There are some string values that appear repeatedly, and I've looked at tokenization of strings prior to indexing, where at the app layer we would handle tokenizing user queries and untokenization search results. The challenge here is that for tokenization to be effective for our data, we have to tokenize phrases, at which point we start losing some phrase match granularity since ES will only see the tokens, and not the words within the tokens.

you could try to compress document yourself into one binary field, but in order to achieve reasonable performance and compression on such a small documents you have to use some form of the static compression.

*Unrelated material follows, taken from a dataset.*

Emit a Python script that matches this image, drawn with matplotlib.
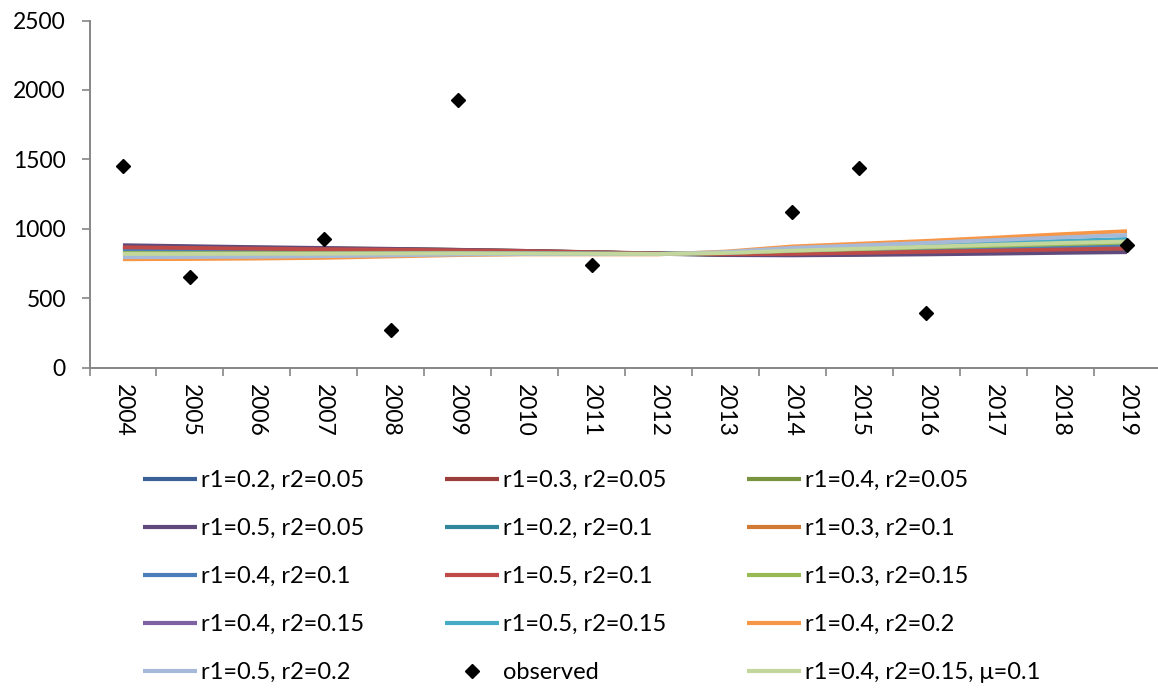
import numpy as np
import matplotlib
matplotlib.use("Agg")
import matplotlib.pyplot as plt

plt.rcParams['font.family'] = ['Lato', 'DejaVu Sans']

years = [str(y) for y in range(2004, 2020)]

# model runs (population estimates per year)
s_r02_r005 = [860, 856, 852, 849, 846, 842, 836, 829, 821, 815, 816, 822, 828, 835, 842, 848]
s_r03_r005 = [870, 865, 860, 856, 852, 847, 840, 831, 822, 814, 815, 820, 826, 832, 839, 845]
s_r04_r005 = [875, 869, 863, 858, 853, 847, 839, 830, 820, 812, 812, 816, 821, 827, 832, 838]
s_r05_r005 = [881, 874, 867, 861, 855, 848, 840, 830, 819, 810, 808, 811, 815, 820, 826, 831]
s_r02_r01 = [840, 838, 836, 835, 834, 833, 830, 826, 820, 822, 832, 842, 850, 858, 866, 874]
s_r03_r01 = [850, 847, 844, 842, 840, 838, 834, 828, 820, 820, 828, 836, 843, 850, 858, 866]
s_r04_r01 = [845, 842, 840, 839, 838, 836, 833, 828, 821, 823, 834, 845, 855, 864, 872, 880]
s_r05_r01 = [866, 861, 856, 852, 849, 844, 838, 830, 821, 816, 819, 826, 834, 842, 850, 858]
s_r03_r015 = [825, 824, 824, 825, 826, 826, 825, 822, 818, 824, 840, 853, 865, 876, 888, 900]
s_r04_r015 = [818, 818, 818, 820, 822, 823, 823, 821, 818, 826, 845, 860, 874, 888, 902, 915]
s_r05_r015 = [812, 812, 813, 815, 818, 820, 821, 820, 818, 828, 850, 866, 882, 898, 912, 926]
s_r04_r02 = [780, 782, 785, 790, 800, 810, 815, 815, 815, 835, 872, 892, 912, 935, 960, 982]
s_r05_r02 = [795, 796, 798, 802, 808, 814, 817, 817, 817, 832, 862, 880, 898, 918, 937, 955]
s_mu = [818, 818, 819, 820, 822, 823, 822, 820, 818, 825, 842, 856, 870, 884, 897, 908]

observed_years = ['2004', '2005', '2007', '2008', '2009', '2011', '2014', '2015', '2016', '2019']
observed = [1450, 655, 927, 273, 1925, 738, 1121, 1437, 393, 886]

series = [
    ("r1=0.2, r2=0.05", s_r02_r005, "#3B6096"),
    ("r1=0.3, r2=0.05", s_r03_r005, "#9B3D3A"),
    ("r1=0.4, r2=0.05", s_r04_r005, "#78943F"),
    ("r1=0.5, r2=0.05", s_r05_r005, "#604A7B"),
    ("r1=0.2, r2=0.1", s_r02_r01, "#31869C"),
    ("r1=0.3, r2=0.1", s_r03_r01, "#D07A35"),
    ("r1=0.4, r2=0.1", s_r04_r01, "#4A7EBB"),
    ("r1=0.5, r2=0.1", s_r05_r01, "#BE4B48"),
    ("r1=0.3, r2=0.15", s_r03_r015, "#98B954"),
    ("r1=0.4, r2=0.15", s_r04_r015, "#7E62A1"),
    ("r1=0.5, r2=0.15", s_r05_r015, "#47ABC6"),
    ("r1=0.4, r2=0.2", s_r04_r02, "#F79646"),
    ("r1=0.5, r2=0.2", s_r05_r02, "#A7B9D8"),
]

W, H = 1158, 688
fig = plt.figure(figsize=(W / 100, H / 100), dpi=100)
ax = fig.add_axes([89.5 / W, (H - 367.5) / H, 1071 / W, 347 / H])

x = np.arange(len(years))
handles = []
for label, vals, col in series:
    h, = ax.plot(x, vals, color=col, lw=2.8, solid_capstyle='butt', label=label)
    handles.append(h)

ox = [years.index(y) for y in observed_years]
hobs, = ax.plot(ox, observed, ls='none', marker='D', ms=7.5, color='black',
                label='observed', zorder=5)
handles.append(hobs)

hmu, = ax.plot(x, s_mu, color="#C3D69B", lw=2.8, solid_capstyle='butt',
               label="r1=0.4, r2=0.15, \u03bc=0.1")
handles.append(hmu)

ax.set_xlim(-0.5, len(years) - 0.5)
ax.set_ylim(0, 2500)
ax.set_yticks(np.arange(0, 2501, 500))

ax.set_xticks(np.arange(-0.5, len(years), 1.0))
ax.set_xticklabels([])
ax.set_xticks(x, minor=True)
ax.set_xticklabels(years, minor=True, rotation=-90, fontsize=16.5)

axis_col = "#868686"
for side in ('top', 'right'):
    ax.spines[side].set_visible(False)
for side in ('left', 'bottom'):
    ax.spines[side].set_color(axis_col)
    ax.spines[side].set_linewidth(1.4)

ax.tick_params(axis='y', which='major', direction='out', length=6, width=1.2,
               color=axis_col, labelsize=16.5, pad=11)
ax.tick_params(axis='x', which='major', direction='out', length=6, width=1.2,
               color=axis_col)
ax.tick_params(axis='x', which='minor', length=0, pad=12)

# legend laid out row by row in three columns
ncol, nrow = 3, 5
ordered = [handles[r * ncol + c] for c in range(ncol) for r in range(nrow)]
leg = fig.legend(handles=ordered, labels=[h.get_label() for h in ordered],
                 ncol=ncol, loc='upper left',
                 bbox_to_anchor=(143 / W, 1 - 470 / H),
                 frameon=False, fontsize=17, handlelength=2.3, handletextpad=0.17,
                 columnspacing=3.4, labelspacing=1.145, borderpad=0,
                 borderaxespad=0, numpoints=1)
for lh in leg.get_lines():
    if lh.get_linestyle() != 'None':
        lh.set_linewidth(3.0)

fig.savefig("out.png", dpi=100)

I think the underlying challenge is that the resulting raw data and associated terms/analyzed values/etc. is stored uncompressed in ES, except for _source which we can enable compress or disable storing altogether (and retrieve each result individually). So even in the best case we are probably always looking at 2-3x increase in disk capacity vs. original raw data. The problem would be a bit simplified if we were indexing large documents, such as web pages or office documents.

for example, if you have a field containing only numbers, you could build static huffman to compress it at leeast 50% as you could store 10 simbols in 4 bits, or if you have a field with low cardinality (e.g. zip code), you could use simple dictionary compression...

That's a good idea, and we can do some shortening with things like IP addresses, zip codes, credit card numbers, etc. but in the end it only saves a little disk space, and also prevents us from performing range searches on the data.

I think ES supports binary fields, but I do not know if there is any infrastructure to plug in something like that into server (you can do it on client code). I did it before on raw lucene stored field and reduced total size to some 40% of the original

We are looking at client-side grouping of documents to 1) reduce the amount of terms that are stored, and 2) take advantage of _source compression. The idea is to take say 1000 small documents (200-400 bytes each) and insert them as a single document. At search time, we will have to process the resulting data client-side. There are some drawbacks to this - the main issue being that Lucene query syntax is applied on the group of documents and complex queries requires us to do a lot of client-side processing. For example, we won't be able to provide an accurate count of matches because we have to take the results returned by ES and process each one individually. But for some limited search applications, this might work.